Swinda lebt und arbeitet in Venice Beach, der kunterbunten Hippiehochburg von Los Angeles. Ihr Haus ist kaum größer als eine Datsche, aber dafür wehen Palmen im Vorgarten, zum Pazifik sind es fünf Minuten zu Fuß.

Der Coffeeshop am Eck ist zugleich Swindas Stammlokal und Schaufenster: Die Wände sind übersäht mit eingerahmten Textilskulpturen aus schillerndem Organza.

"Es liegt halt immer daran, wie man es präsentiert. Das man Mode in Kunst umwandelt, Kunst trägt und also die Wertigkeit erhöht. Das ist immer so schön, wenn ich ins Kaffeehaus komme, viele gucken dann unter die Röcke, weil sie darunter etwas finden wollen ..."

Ob Kleider aus Reisverschlüssen oder Röcke in Bilderrahmen: Für all das gibt es in Los Angeles ein Publikum. Bei Swinda klingeln ständig die Drähte heiß. Sie zu erwischen ist jedoch gar nicht so einfach. Oft schiebt die Designerin 12-Stunden-Schichten an einem Filmset: Bislang hat sie die Kostüme für ein Dutzend Independent Movies und noch mehr Kurzfilme entworfen.

Dreh in einem viktorianischen Zuckerbäckerhaus. Das Team ist sichtlich angespannt, weil Jonathan rebelliert: der neunjährige Hauptdarsteller fühlt sich schon zu sehr Mann, um in einem Spitzenachthemd vor die Kamera zu treten.
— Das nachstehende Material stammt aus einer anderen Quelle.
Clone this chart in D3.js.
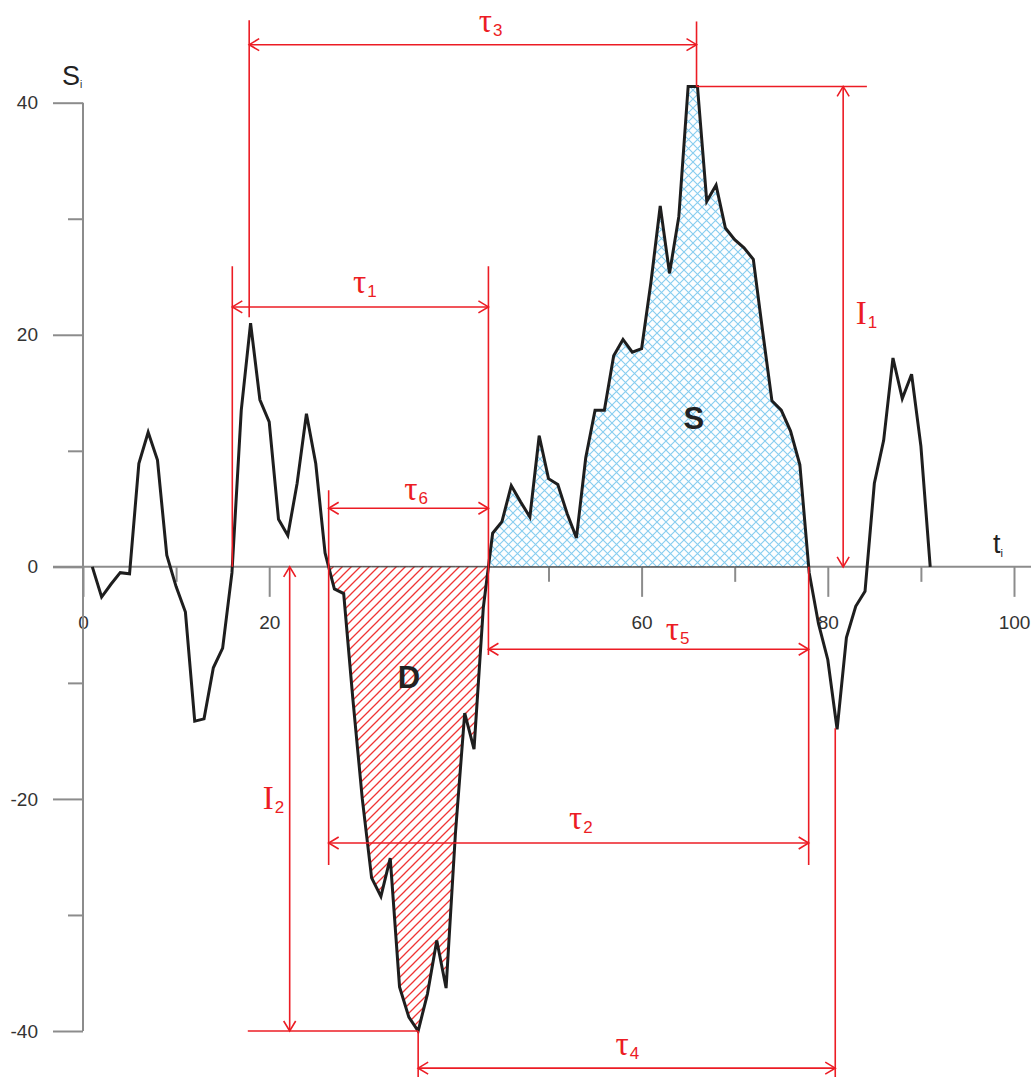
<!DOCTYPE html>
<html>
<head>
<meta charset="utf-8">
<script src="https://cdn.jsdelivr.net/npm/d3@7"></script>
<style>
  body { margin: 0; background: #fff; }
  svg { display: block; }
</style>
</head>
<body>
<div id="chart"></div>
<script>
const width = 1031;
const height = 1077;

// series S_i, one value per t_i = 1..91
const tValues = d3.range(1, 92);
const sValues = [
  0, -2.6, -1.5, -0.5, -0.6, 8.9, 11.6, 9.2, 1.0, -1.7,
  -3.9, -13.3, -13.1, -8.7, -7.0, -0.5, 13.5, 21.0, 14.4, 12.5,
  4.1, 2.7, 7.2, 13.2, 8.9, 1.2, -1.9, -2.3, -11.5, -20.0,
  -26.8, -28.4, -25.1, -36.2, -38.8, -40.0, -36.8, -32.2, -36.3, -23.0,
  -12.6, -15.7, -3.5, 2.9, 3.9, 7.0, 5.6, 4.3, 11.3, 7.6,
  7.1, 4.6, 2.5, 9.4, 13.5, 13.5, 18.2, 19.6, 18.5, 18.8,
  24.5, 31.1, 25.3, 30.2, 41.4, 41.4, 31.5, 32.9, 29.2, 28.2,
  27.5, 26.5, 20.3, 14.3, 13.5, 11.7, 8.8, -0.5, -4.9, -8.0,
  -14.0, -6.1, -3.4, -2.1, 7.2, 10.9, 18.0, 14.5, 16.6, 10.4,
  0
];

const xTicksMajor = [0, 20, 40, 60, 80, 100];
const xTicksMinor = [10, 30, 50, 70, 90];
const yTicksMajor = [-40, -20, 0, 20, 40];
const yTicksMinor = [-30, -10, 10, 30];

const red = "#ec1c24";
const axisGrey = "#8c8c8c";

const x = d3.scaleLinear().domain([0, 100]).range([83, 1014]);
const y = d3.scaleLinear().domain([-40, 40]).range([1031, 102.7]);

const points = tValues.map((t, i) => ({ t: t, s: sValues[i] }));

// zero crossing between t and t+1 (linear)
function zeroCross(t) {
  const a = points.find(p => p.t === t);
  const b = points.find(p => p.t === t + 1);
  return a.t + a.s / (a.s - b.s);
}
function region(t0, t1) {
  const inner = points.filter(p => p.t > t0 && p.t < t1);
  return [{ t: t0, s: 0 }].concat(inner, [{ t: t1, s: 0 }]);
}

const c16 = zeroCross(16), c26 = zeroCross(26), c43 = zeroCross(43), c77 = zeroCross(77);

const svg = d3.select("#chart")
  .append("svg")
  .attr("width", width)
  .attr("height", height);

const defs = svg.append("defs");

const hatchD = defs.append("pattern")
  .attr("id", "hatchD")
  .attr("patternUnits", "userSpaceOnUse")
  .attr("width", 9)
  .attr("height", 9);
hatchD.append("rect").attr("width", 9).attr("height", 9).attr("fill", "#fff");
hatchD.append("path")
  .attr("d", "M-1,1 L1,-1 M0,9 L9,0 M8,10 L10,8")
  .attr("stroke", "#f03434")
  .attr("stroke-width", 1.3);

const crossS = defs.append("pattern")
  .attr("id", "crossS")
  .attr("patternUnits", "userSpaceOnUse")
  .attr("width", 9)
  .attr("height", 9);
crossS.append("rect").attr("width", 9).attr("height", 9).attr("fill", "#fdfeff");
crossS.append("path")
  .attr("d", "M0,0 L9,9 M9,0 L0,9")
  .attr("stroke", "#86cdf0")
  .attr("stroke-width", 1.1);

defs.append("marker")
  .attr("id", "arrow")
  .attr("viewBox", "-13 -8 15 16")
  .attr("refX", 0)
  .attr("refY", 0)
  .attr("markerWidth", 15)
  .attr("markerHeight", 16)
  .attr("markerUnits", "userSpaceOnUse")
  .attr("orient", "auto-start-reverse")
  .append("path")
  .attr("d", "M-10,-6 L0,0 L-10,6")
  .attr("fill", "none")
  .attr("stroke", red)
  .attr("stroke-width", 1.6);

// axes
const plainNum = d => String(d);

const xMajor = svg.append("g")
  .attr("transform", `translate(0,${y(0)})`)
  .call(d3.axisBottom(x).tickValues(xTicksMajor).tickSize(30).tickPadding(19).tickFormat(plainNum));
const xMinor = svg.append("g")
  .attr("transform", `translate(0,${y(0)})`)
  .call(d3.axisBottom(x).tickValues(xTicksMinor).tickSize(15).tickFormat(""));
const yMajor = svg.append("g")
  .attr("transform", `translate(${x(0)},0)`)
  .call(d3.axisLeft(y).tickValues(yTicksMajor).tickSize(30).tickPadding(15).tickFormat(plainNum));
const yMinor = svg.append("g")
  .attr("transform", `translate(${x(0)},0)`)
  .call(d3.axisLeft(y).tickValues(yTicksMinor).tickSize(15).tickFormat(""));

[xMajor, xMinor, yMajor, yMinor].forEach(g => {
  g.select(".domain").remove();
  g.selectAll(".tick line").attr("stroke", axisGrey).attr("stroke-width", 2);
  g.selectAll(".tick text")
    .attr("fill", "#333")
    .style("font-family", "'Liberation Sans', Arial, sans-serif")
    .style("font-size", "19px");
});
xMajor.selectAll(".tick text").attr("dy", "0.71em");

svg.append("line")
  .attr("x1", x(0)).attr("x2", x(0))
  .attr("y1", y(40)).attr("y2", y(-40))
  .attr("stroke", axisGrey).attr("stroke-width", 2);
svg.append("line")
  .attr("x1", x(0) - 30).attr("x2", width)
  .attr("y1", y(0)).attr("y2", y(0))
  .attr("stroke", axisGrey).attr("stroke-width", 2);

// axis titles
const title = svg.append("g")
  .style("font-family", "'Liberation Sans', Arial, sans-serif")
  .attr("fill", "#222");
const sTitle = title.append("text").attr("x", x(0) - 21).attr("y", y(40) - 18).style("font-size", "27px");
sTitle.append("tspan").text("S");
sTitle.append("tspan").attr("dy", 3).style("font-size", "10px").text("i");
const tTitle = title.append("text").attr("x", x(100) - 21).attr("y", y(0) - 14).style("font-size", "27px");
tTitle.append("tspan").text("t");
tTitle.append("tspan").attr("dy", 4).style("font-size", "11px").text("i");

// shaded areas
const area = d3.area()
  .x(d => x(d.t))
  .y0(y(0))
  .y1(d => y(d.s));

svg.append("path")
  .datum(region(c26, c43))
  .attr("d", area)
  .attr("fill", "url(#hatchD)")
  .attr("stroke", "#333")
  .attr("stroke-width", 1);

svg.append("path")
  .datum(region(c43, c77))
  .attr("d", area)
  .attr("fill", "url(#crossS)")
  .attr("stroke", "#333")
  .attr("stroke-width", 1);

// series line
const line = d3.line()
  .x(d => x(d.t))
  .y(d => y(d.s));

svg.append("path")
  .datum(points)
  .attr("d", line)
  .attr("fill", "none")
  .attr("stroke", "#1e1e1e")
  .attr("stroke-width", 3)
  .attr("stroke-linejoin", "miter")
  .attr("stroke-miterlimit", 4);

// region names
svg.selectAll(".region-label")
  .data([{ txt: "S", t: 65.6, s: 12.8 }, { txt: "D", t: 35.0, s: -9.5 }])
  .enter()
  .append("text")
  .attr("class", "region-label")
  .attr("x", d => x(d.t))
  .attr("y", d => y(d.s))
  .attr("text-anchor", "middle")
  .attr("dominant-baseline", "central")
  .attr("fill", "#222")
  .style("font-family", "'Liberation Sans', Arial, sans-serif")
  .style("font-weight", "bold")
  .style("font-size", "31px")
  .text(d => d.txt);

// red dimension lines
const guides = [
  { t0: 17.85, s0: 47.1, t1: 17.85, s1: 21.5 },
  { t0: 65.9, s0: 47.0, t1: 65.9, s1: 41.4 },
  { t0: c16, s0: 25.9, t1: c16, s1: 0 },
  { t0: c43, s0: 25.9, t1: c43, s1: -7.6 },
  { t0: c26, s0: 6.6, t1: c26, s1: -25.7 },
  { t0: c77, s0: 0, t1: c77, s1: -25.7 },
  { t0: 36, s0: -40, t1: 36, s1: -44 },
  { t0: 80.8, s0: -13.9, t1: 80.8, s1: -44 },
  { t0: 65.9, s0: 41.4, t1: 84.2, s1: 41.4 },
  { t0: 17.7, s0: -40, t1: 36, s1: -40 }
];

const dims = [
  { t0: 17.85, s0: 45.0, t1: 65.9, s1: 45.0 },
  { t0: c16, s0: 22.4, t1: c43, s1: 22.4 },
  { t0: c26, s0: 5.05, t1: c43, s1: 5.05 },
  { t0: c43, s0: -7.1, t1: c77, s1: -7.1 },
  { t0: c26, s0: -23.8, t1: c77, s1: -23.8 },
  { t0: 36, s0: -43.2, t1: 80.8, s1: -43.2 },
  { t0: 81.65, s0: 41.4, t1: 81.65, s1: 0 },
  { t0: 22.2, s0: 0, t1: 22.2, s1: -40 }
];

const ann = svg.append("g").attr("stroke", red).attr("stroke-width", 1.6).attr("fill", "none");

ann.selectAll(".guide")
  .data(guides)
  .enter()
  .append("line")
  .attr("class", "guide")
  .attr("x1", d => x(d.t0)).attr("y1", d => y(d.s0))
  .attr("x2", d => x(d.t1)).attr("y2", d => y(d.s1));

ann.selectAll(".dim")
  .data(dims)
  .enter()
  .append("line")
  .attr("class", "dim")
  .attr("x1", d => x(d.t0)).attr("y1", d => y(d.s0))
  .attr("x2", d => x(d.t1)).attr("y2", d => y(d.s1))
  .attr("marker-start", "url(#arrow)")
  .attr("marker-end", "url(#arrow)");

// labels tau_k, I_k
const labels = [
  { sym: "\u03c4", sub: "3", t: 42.5, s: 46.1 },
  { sym: "\u03c4", sub: "1", t: 29.0, s: 23.6 },
  { sym: "\u03c4", sub: "6", t: 34.5, s: 5.8 },
  { sym: "\u03c4", sub: "5", t: 62.6, s: -6.3 },
  { sym: "\u03c4", sub: "2", t: 52.2, s: -22.6 },
  { sym: "\u03c4", sub: "4", t: 57.2, s: -42.1 },
  { sym: "I", sub: "1", t: 83.0, s: 20.9 },
  { sym: "I", sub: "2", t: 19.3, s: -20.9 }
];

const lab = svg.selectAll(".dim-label")
  .data(labels)
  .enter()
  .append("text")
  .attr("class", "dim-label")
  .attr("x", d => x(d.t))
  .attr("y", d => y(d.s))
  .attr("fill", red);

lab.append("tspan")
  .style("font-family", "'Liberation Serif', 'Times New Roman', serif")
  .style("font-size", "33px")
  .text(d => d.sym);
lab.append("tspan")
  .attr("dy", 4)
  .attr("dx", 1)
  .style("font-family", "'Liberation Sans', Arial, sans-serif")
  .style("font-size", "17px")
  .text(d => d.sub);
</script>
</body>
</html>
Doch Swinda lässt sich nicht reinreden. Sie erklärt, dass Kostüme tiefere Bedeutungen haben und dass das Nachthemd die Trauer um ein verstorbenes Filmschwesterchen symbolisiert.

Der Film erzählt eine Familiensaga aus dem 19. Jahrhundert. Swinda sitzt ein wenig abseits. Auch sie schwelgt in der Vergangenheit. Schon damals im Osten entwarf sie kunterbunte Röcke und Mäntel, um etwas Farbe in den grauen Alltag zu bringen.
"Das war doch sehr begrenzt was wir hatten. Und das hat es hier wieder für mich. Amerika ist ein Land des Überflusses, aber auch ein Land der Uniform. Die Jugendlichen hier in Los Angeles sehen alle gleich aus, es gibt ganz wenig für individuelle Leute. Ich merke, dass ich eine Nische befriedige von Frauen, die eben nicht uniform sein wollen. Das gefällt mir an Amerika. Ich kann mich erfinden!"